I’ve seen it here and there over the years. I’ve even seen people disqualified for “timidity.” It’s just not a talk we’re used to hearing from the referee in UFC main events these days, simply because you don’t usually end up there if you’re feeling timid in the first place.

It’s a fine line for a referee to walk, and I thought Marc Goddard walked it well. He told both fighters that he “respect(ed) the game plan” but they still had to work. And what do you know, they did.

We don’t want to tell fighters that they are obligated to run face first into each other’s fists just to satisfy the blood lust of the masses. You get to have a strategy and a game plan and hopefully some defensive maneuvers with which to protect yourself.

At the same time, nobody’s here to watch you two stare at each other. We got enough of that at the dinner table with our parents growing up.

A logjam implies that there are a bunch of talented contenders with their path to the top blocked by some obstruction. What’s happening at women’s featherweight in the UFC is kind of the opposite: There’s a lack of talented contenders, so what few there are might have to go straight to the top before they’re ready.

Cristiane Justino isn’t yet the UFC women’s featherweight champion, even though it basically feels like she is. It was a division created for her, even if the UFC decided to hold the first title fight without her. (And just look at how that ended up.)

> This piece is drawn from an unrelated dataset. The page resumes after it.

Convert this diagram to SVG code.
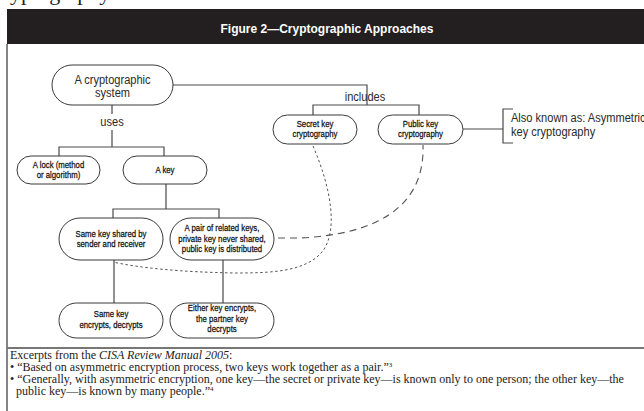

If and when she beats Invicta FC champ Megan Anderson to claim the UFC belt, what then? The UFC will have to go hunting for challengers, probably at bantamweight, offering them a choice between toiling for uncertain stakes at 135 pounds or experiencing the “Cyborg” smash at 145 pounds.

That isn’t a logjam, which is what happens when the logs all pile up on one another and block the way. This is more like the other thing that happens to logs, as in the ones that end up in the sawmill and march one after the other to the blade in an orderly fashion.